C4 Photosynthesis (The Effects of Leaf Development on the CO2-Concentrating Mechanism and Photorespiration in Maize).


The effect of O2 on photosynthesis was determined in maize (Zea mays) leaves at different developmental stages. The optimum level of O2 for maximum photosynthetic rates was lower in young and senescing tissues (2-5 kPa) than in mature tissue (9 kPa). Inhibition of photosynthesis by suboptimal levels of O2 may be due to a requirement for functional mitochondria or to cyclic/pseudocyclic photophosphorylation in chloroplasts; inhibition by supraoptimal levels of O2 is considered to be due to photorespiration.
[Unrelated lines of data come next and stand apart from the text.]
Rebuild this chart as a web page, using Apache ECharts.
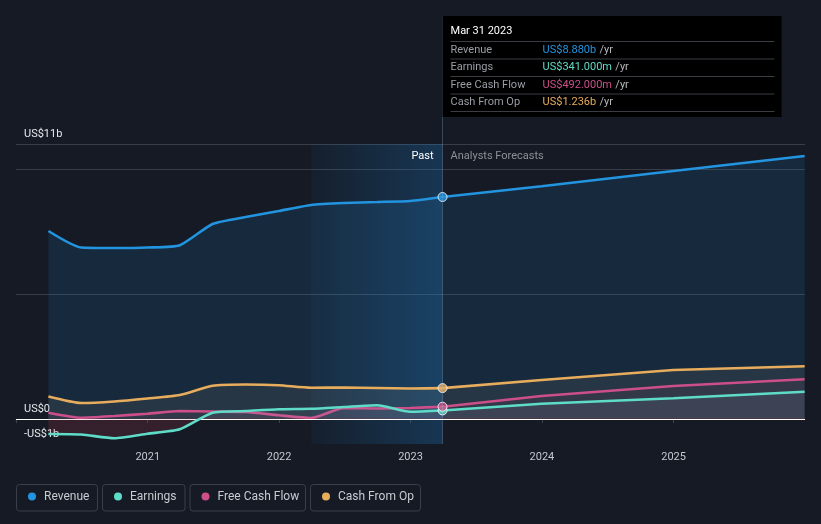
<!DOCTYPE html>
<html><head><meta charset="utf-8">
<script src="https://cdn.jsdelivr.net/npm/echarts@6/dist/echarts.min.js"></script>
<style>html,body{margin:0;padding:0;background:#151a24;}#c{width:821px;height:524px;}</style>
</head><body><div id="c"></div>
<script>
// ---- data (US$ billions) ----
const pastDates = ['2020-03-31','2020-06-30','2020-09-30','2020-12-31','2021-03-31','2021-06-30','2021-09-30','2021-12-31','2022-03-31','2022-06-30','2022-09-30','2022-12-31','2023-03-31'];
const forecastDates = ['2023-12-31','2024-12-31','2025-12-31'];
const revenuePast = [7.52, 6.86, 6.84, 6.86, 6.95, 7.80, 8.08, 8.32, 8.56, 8.64, 8.68, 8.72, 8.88];
const revenueForecast = [9.31, 9.92, 10.52];
const earningsPast = [-0.60, -0.62, -0.77, -0.59, -0.41, 0.25, 0.32, 0.39, 0.41, 0.48, 0.55, 0.29, 0.341];
const earningsForecast = [0.61, 0.83, 1.09];
const fcfPast = [0.25, 0.05, 0.12, 0.21, 0.32, 0.30, 0.28, 0.15, 0.04, 0.44, 0.42, 0.44, 0.492];
const fcfForecast = [0.92, 1.32, 1.59];
const cfoPast = [0.90, 0.64, 0.70, 0.82, 0.96, 1.33, 1.38, 1.35, 1.25, 1.26, 1.24, 1.22, 1.236];
const cfoForecast = [1.56, 1.96, 2.11];
const yTickLabels = {'11': 'US$11b', '0': 'US$0', '-1': '-US$1b'};
const xTickLabels = ['2021', '2022', '2023', '2024', '2025'];
const seriesNames = ['Revenue', 'Earnings', 'Free Cash Flow', 'Cash From Op'];
const pastBandStart = '2022-03-31';

const COLORS = {rev:'#2394df', earn:'#5fdcc8', fcf:'#cc4f8a', cfo:'#e8ad5c'};
const FONT = 'Roboto, "Noto Sans", sans-serif';
const chart = echarts.init(document.getElementById('c'));
const last = pastDates.length - 1;
const lastDate = pastDates[last];

const zeroFrac = 418/524;
const earnArea = new echarts.graphic.LinearGradient(0,0,0,524,[
  {offset:0, color:'rgba(150,175,200,0.09)'},
  {offset:zeroFrac, color:'rgba(150,175,200,0.09)'},
  {offset:zeroFrac, color:'rgba(215,60,85,0.16)'},
  {offset:1, color:'rgba(215,60,85,0.16)'}], true);

function pair(name, color, past, fc, area, z){
  const style = {showSymbol:false, symbol:'none', lineStyle:{color, width:2.6}, itemStyle:{color},
    areaStyle:{color:area, opacity:1}, z, silent:true};
  return [
    Object.assign({type:'line', name, data: pastDates.map((d,i)=>[d, past[i]]), smooth:0.2}, style),
    Object.assign({type:'line', name: name + ' forecast', data: [[lastDate, past[last]]].concat(forecastDates.map((d,i)=>[d, fc[i]])), smooth:false}, style)
  ];
}

const rev = pair(seriesNames[0], COLORS.rev, revenuePast, revenueForecast, 'rgba(35,148,223,0.13)', 2);
rev[0].markArea = {silent:true, itemStyle:{color:new echarts.graphic.LinearGradient(0,0,1,0,[
    {offset:0,color:'rgba(30,130,210,0.05)'},{offset:1,color:'rgba(30,130,210,0.27)'}])},
  data:[[{xAxis:pastBandStart},{xAxis:lastDate}]]};
rev[0].markLine = {silent:true, symbol:'none', label:{show:false}, lineStyle:{color:'#ffffff', width:1.2, type:'solid'},
  data:[{yAxis:0}], animation:false};

const series = [].concat(
  rev,
  pair(seriesNames[3], COLORS.cfo, cfoPast, cfoForecast, 'rgba(190,175,150,0.10)', 3),
  pair(seriesNames[2], COLORS.fcf, fcfPast, fcfForecast, 'rgba(208,80,140,0.07)', 4),
  pair(seriesNames[1], COLORS.earn, earningsPast, earningsForecast, earnArea, 5),
  [{type:'scatter', silent:true, z:10, symbolSize:9,
    itemStyle:{borderColor:'#ffffff', borderWidth:1},
    data:[
      {value:[lastDate, revenuePast[last]], itemStyle:{color:COLORS.rev}},
      {value:[lastDate, cfoPast[last]], itemStyle:{color:COLORS.cfo}},
      {value:[lastDate, earningsPast[last]], itemStyle:{color:COLORS.earn}},
      {value:[lastDate, fcfPast[last]], itemStyle:{color:COLORS.fcf}}
    ]}]
);

const gridColor = '#383d47';
const splitColors = [];
for (let v=-1; v<=11; v++) splitColors.push((v===5||v===10||v===11) ? gridColor : 'rgba(0,0,0,0)');

chart.setOption({
  backgroundColor:'#151a24',
  animation:false,
  textStyle:{fontFamily:FONT},
  grid:{left:16, right:16, top:144, bottom:80},
  xAxis:{type:'time', min:'2020-01-01', max:'2026-01-01', splitNumber:6,
    axisLine:{lineStyle:{color:'#3c424d'}}, axisTick:{show:true, length:4, lineStyle:{color:'#3c424d'}},
    splitLine:{show:false},
    axisLabel:{color:'#c5c9cf', fontSize:11, margin:8, fontFamily:FONT,
      formatter:v=>{const y=String(new Date(v).getFullYear()); return xTickLabels.indexOf(y)>=0 ? y : '';}}},
  yAxis:{type:'value', min:-1, max:11, interval:1,
    axisLine:{show:false}, axisTick:{show:false},
    splitLine:{show:true, lineStyle:{color:splitColors, width:1}},
    axisLabel:{inside:true, margin:8, verticalAlign:'bottom', padding:[0,0,4,0], color:'#e6e8eb', fontSize:11, fontFamily:FONT,
      formatter:v=>yTickLabels[String(v)]||''}},
  series
});

// ---- overlays positioned via the axes ----
const xNow = chart.convertToPixel({gridIndex:0}, [lastDate, 0])[0];
const months = ['Jan','Feb','Mar','Apr','May','Jun','Jul','Aug','Sep','Oct','Nov','Dec'];
const dp = lastDate.split('-');
const title = months[+dp[1]-1] + ' ' + (+dp[2]) + ' ' + dp[0];
const fmt = v => Math.abs(v) >= 1 ? 'US$' + v.toFixed(3) + 'b' : 'US$' + (v*1000).toFixed(3) + 'm';
const rows = [
  [seriesNames[0], fmt(revenuePast[last]), COLORS.rev],
  [seriesNames[1], fmt(earningsPast[last]), COLORS.earn],
  [seriesNames[2], fmt(fcfPast[last]), COLORS.fcf],
  [seriesNames[3], fmt(cfoPast[last]), COLORS.cfo]
];
const g = [];
g.push({type:'line', shape:{x1:xNow, y1:16, x2:xNow, y2:444}, style:{stroke:'rgba(160,190,220,0.28)', lineWidth:1}, z:20, silent:true});
const boxX = xNow, boxY = 16;
g.push({type:'rect', shape:{x:boxX, y:boxY, width:339, height:101}, style:{fill:'#000000'}, z:30, silent:true});
g.push({type:'text', x:boxX+8, y:boxY+15, style:{text:title, fill:'#ffffff', font:'11px '+FONT, textVerticalAlign:'middle'}, z:31});
const sepY = [41, 58.5, 76, 93.5, 111];
sepY.forEach(y=>g.push({type:'line', shape:{x1:boxX+8, y1:y+0.5, x2:boxX+332, y2:y+0.5}, style:{stroke:'#3a3d42', lineWidth:1}, z:31}));
rows.forEach((r,i)=>{
  const cy = (sepY[i]+sepY[i+1])/2;
  g.push({type:'text', x:boxX+8, y:cy, style:{text:r[0], fill:'#9a9ea5', font:'11px '+FONT, textVerticalAlign:'middle'}, z:31});
  g.push({type:'text', x:boxX+100, y:cy, style:{rich:{v:{fill:r[2], font:'11px '+FONT}, u:{fill:'#b5b8bd', font:'11px '+FONT}}, text:'{v|'+r[1]+'} {u|/yr}', textVerticalAlign:'middle'}, z:31});
});
g.push({type:'text', x:xNow-9, y:156, style:{text:'Past', fill:'#ffffff', font:'11px '+FONT, textAlign:'right', textVerticalAlign:'middle'}, z:20});
g.push({type:'text', x:xNow+8, y:156, style:{text:'Analysts Forecasts', fill:'#8c9198', font:'11px '+FONT, textAlign:'left', textVerticalAlign:'middle'}, z:20});

// legend
const legendItems = [[seriesNames[0], COLORS.rev, 81], [seriesNames[1], COLORS.earn, 82.5], [seriesNames[2], COLORS.fcf, 115.5], [seriesNames[3], COLORS.cfo, 110]];
let lx = 16;
legendItems.forEach(it=>{
  g.push({type:'rect', shape:{x:lx+0.5, y:484.5, width:it[2], height:26.5, r:3}, style:{fill:'none', stroke:'#3a404b', lineWidth:1}, z:20});
  g.push({type:'circle', shape:{cx:lx+16, cy:496.5, r:4}, style:{fill:it[1]}, z:20});
  g.push({type:'text', x:lx+28, y:497, style:{text:it[0], fill:'#c8ccd2', font:'12px '+FONT, textVerticalAlign:'middle'}, z:20});
  lx += it[2] + 5;
});
chart.setOption({graphic:g});
</script></body></html>
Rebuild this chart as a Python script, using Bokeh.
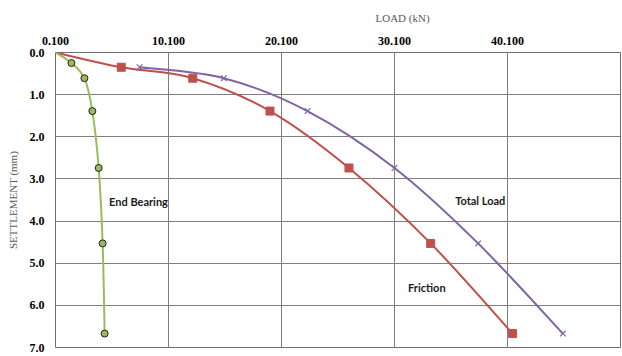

Analysis of a range of developmental stages (along the leaf blade and at different leaf ages and positions) showed that the degree of inhibition of photosynthesis by supraoptimal levels of O2 increased rapidly once the ribulose-1,5-bisphosphate carboxylase/oxygenase and chlorophyll contents were below a critical level and was similar to that of C3 plants. Tissue having a high sensitivity of photosynthesis to O2 may be less effective in concentrating CO2 in the bundle sheath cells due either to limited function of the C4 cycle or to higher bundle sheath conductance to CO2. An analysis based on the kinetic properties of ribulose-1,5-bisphosphate carboxylase/oxygenase was used to predict the maximum CO2 level concentrated in bundle sheath cells at a given degree of inhibition of photosynthesis by supraoptimal levels of O2.